### Task requirements
Your task is to give the data again, exactly, with every line intact.

### Given information
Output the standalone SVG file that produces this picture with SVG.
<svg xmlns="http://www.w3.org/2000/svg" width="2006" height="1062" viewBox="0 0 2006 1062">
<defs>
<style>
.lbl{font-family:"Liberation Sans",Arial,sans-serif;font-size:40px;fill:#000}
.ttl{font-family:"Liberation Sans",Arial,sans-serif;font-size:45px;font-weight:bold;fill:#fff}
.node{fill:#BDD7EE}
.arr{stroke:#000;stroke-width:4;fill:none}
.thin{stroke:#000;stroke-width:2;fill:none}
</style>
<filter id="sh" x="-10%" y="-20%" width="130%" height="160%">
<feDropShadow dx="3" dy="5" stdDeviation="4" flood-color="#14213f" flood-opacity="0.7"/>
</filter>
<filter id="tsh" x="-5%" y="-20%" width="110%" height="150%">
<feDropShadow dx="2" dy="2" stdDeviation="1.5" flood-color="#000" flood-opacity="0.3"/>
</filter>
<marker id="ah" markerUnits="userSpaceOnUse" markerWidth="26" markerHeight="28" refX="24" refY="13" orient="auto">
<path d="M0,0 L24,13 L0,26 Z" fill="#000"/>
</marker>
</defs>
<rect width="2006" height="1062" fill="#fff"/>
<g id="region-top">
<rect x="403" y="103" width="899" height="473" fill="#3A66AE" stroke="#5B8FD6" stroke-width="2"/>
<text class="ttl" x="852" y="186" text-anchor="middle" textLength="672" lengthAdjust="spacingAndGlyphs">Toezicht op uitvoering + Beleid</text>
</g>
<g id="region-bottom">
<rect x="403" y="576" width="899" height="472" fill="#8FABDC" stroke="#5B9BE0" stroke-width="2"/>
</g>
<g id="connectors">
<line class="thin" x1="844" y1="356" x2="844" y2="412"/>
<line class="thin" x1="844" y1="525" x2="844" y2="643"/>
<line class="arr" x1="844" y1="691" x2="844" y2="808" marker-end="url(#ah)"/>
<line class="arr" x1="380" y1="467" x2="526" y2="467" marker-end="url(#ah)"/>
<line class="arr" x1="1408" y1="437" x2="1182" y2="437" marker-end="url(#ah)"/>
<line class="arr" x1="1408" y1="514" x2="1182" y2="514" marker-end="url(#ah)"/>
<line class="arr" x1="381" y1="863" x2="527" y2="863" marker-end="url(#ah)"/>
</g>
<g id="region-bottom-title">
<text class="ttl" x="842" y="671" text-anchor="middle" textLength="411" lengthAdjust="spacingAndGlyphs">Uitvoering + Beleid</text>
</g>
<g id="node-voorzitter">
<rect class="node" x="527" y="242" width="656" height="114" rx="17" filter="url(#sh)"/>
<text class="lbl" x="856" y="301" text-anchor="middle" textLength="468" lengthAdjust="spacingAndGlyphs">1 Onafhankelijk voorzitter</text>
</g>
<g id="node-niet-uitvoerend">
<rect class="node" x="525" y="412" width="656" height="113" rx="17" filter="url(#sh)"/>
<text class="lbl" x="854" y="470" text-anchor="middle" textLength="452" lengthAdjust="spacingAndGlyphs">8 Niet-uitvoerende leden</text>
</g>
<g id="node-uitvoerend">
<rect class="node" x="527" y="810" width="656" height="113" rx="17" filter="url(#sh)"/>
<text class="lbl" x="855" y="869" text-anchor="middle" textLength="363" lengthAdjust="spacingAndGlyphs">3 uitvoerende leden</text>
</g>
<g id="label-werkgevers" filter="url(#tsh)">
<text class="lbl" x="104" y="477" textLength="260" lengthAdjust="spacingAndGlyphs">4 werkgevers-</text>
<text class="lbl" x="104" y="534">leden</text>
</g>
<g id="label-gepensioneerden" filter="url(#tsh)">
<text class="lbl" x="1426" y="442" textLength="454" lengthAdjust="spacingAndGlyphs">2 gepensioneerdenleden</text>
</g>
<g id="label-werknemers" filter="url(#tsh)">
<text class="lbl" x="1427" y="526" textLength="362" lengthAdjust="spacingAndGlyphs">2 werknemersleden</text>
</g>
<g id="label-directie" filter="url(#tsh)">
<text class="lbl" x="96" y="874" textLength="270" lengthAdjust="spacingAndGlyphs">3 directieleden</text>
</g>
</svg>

### Response for this exercise
Output the standalone SVG file that produces this picture with SVG.
<svg xmlns="http://www.w3.org/2000/svg" width="2006" height="1062" viewBox="0 0 2006 1062">
<defs>
<style>
.lbl{font-family:"Liberation Sans",Arial,sans-serif;font-size:40px;fill:#000}
.ttl{font-family:"Liberation Sans",Arial,sans-serif;font-size:45px;font-weight:bold;fill:#fff}
.node{fill:#BDD7EE}
.arr{stroke:#000;stroke-width:4;fill:none}
.thin{stroke:#000;stroke-width:2;fill:none}
</style>
<filter id="sh" x="-10%" y="-20%" width="130%" height="160%">
<feDropShadow dx="3" dy="5" stdDeviation="4" flood-color="#14213f" flood-opacity="0.7"/>
</filter>
<filter id="tsh" x="-5%" y="-20%" width="110%" height="150%">
<feDropShadow dx="2" dy="2" stdDeviation="1.5" flood-color="#000" flood-opacity="0.3"/>
</filter>
<marker id="ah" markerUnits="userSpaceOnUse" markerWidth="26" markerHeight="28" refX="24" refY="13" orient="auto">
<path d="M0,0 L24,13 L0,26 Z" fill="#000"/>
</marker>
</defs>
<rect width="2006" height="1062" fill="#fff"/>
<g id="region-top">
<rect x="403" y="103" width="899" height="473" fill="#3A66AE" stroke="#5B8FD6" stroke-width="2"/>
<text class="ttl" x="852" y="186" text-anchor="middle" textLength="672" lengthAdjust="spacingAndGlyphs">Toezicht op uitvoering + Beleid</text>
</g>
<g id="region-bottom">
<rect x="403" y="576" width="899" height="472" fill="#8FABDC" stroke="#5B9BE0" stroke-width="2"/>
</g>
<g id="connectors">
<line class="thin" x1="844" y1="356" x2="844" y2="412"/>
<line class="thin" x1="844" y1="525" x2="844" y2="643"/>
<line class="arr" x1="844" y1="691" x2="844" y2="808" marker-end="url(#ah)"/>
<line class="arr" x1="380" y1="467" x2="526" y2="467" marker-end="url(#ah)"/>
<line class="arr" x1="1408" y1="437" x2="1182" y2="437" marker-end="url(#ah)"/>
<line class="arr" x1="1408" y1="514" x2="1182" y2="514" marker-end="url(#ah)"/>
<line class="arr" x1="381" y1="863" x2="527" y2="863" marker-end="url(#ah)"/>
</g>
<g id="region-bottom-title">
<text class="ttl" x="842" y="671" text-anchor="middle" textLength="411" lengthAdjust="spacingAndGlyphs">Uitvoering + Beleid</text>
</g>
<g id="node-voorzitter">
<rect class="node" x="527" y="242" width="656" height="114" rx="17" filter="url(#sh)"/>
<text class="lbl" x="856" y="301" text-anchor="middle" textLength="468" lengthAdjust="spacingAndGlyphs">1 Onafhankelijk voorzitter</text>
</g>
<g id="node-niet-uitvoerend">
<rect class="node" x="525" y="412" width="656" height="113" rx="17" filter="url(#sh)"/>
<text class="lbl" x="854" y="470" text-anchor="middle" textLength="452" lengthAdjust="spacingAndGlyphs">8 Niet-uitvoerende leden</text>
</g>
<g id="node-uitvoerend">
<rect class="node" x="527" y="810" width="656" height="113" rx="17" filter="url(#sh)"/>
<text class="lbl" x="855" y="869" text-anchor="middle" textLength="363" lengthAdjust="spacingAndGlyphs">3 uitvoerende leden</text>
</g>
<g id="label-werkgevers" filter="url(#tsh)">
<text class="lbl" x="104" y="477" textLength="260" lengthAdjust="spacingAndGlyphs">4 werkgevers-</text>
<text class="lbl" x="104" y="534">leden</text>
</g>
<g id="label-gepensioneerden" filter="url(#tsh)">
<text class="lbl" x="1426" y="442" textLength="454" lengthAdjust="spacingAndGlyphs">2 gepensioneerdenleden</text>
</g>
<g id="label-werknemers" filter="url(#tsh)">
<text class="lbl" x="1427" y="526" textLength="362" lengthAdjust="spacingAndGlyphs">2 werknemersleden</text>
</g>
<g id="label-directie" filter="url(#tsh)">
<text class="lbl" x="96" y="874" textLength="270" lengthAdjust="spacingAndGlyphs">3 directieleden</text>
</g>
</svg>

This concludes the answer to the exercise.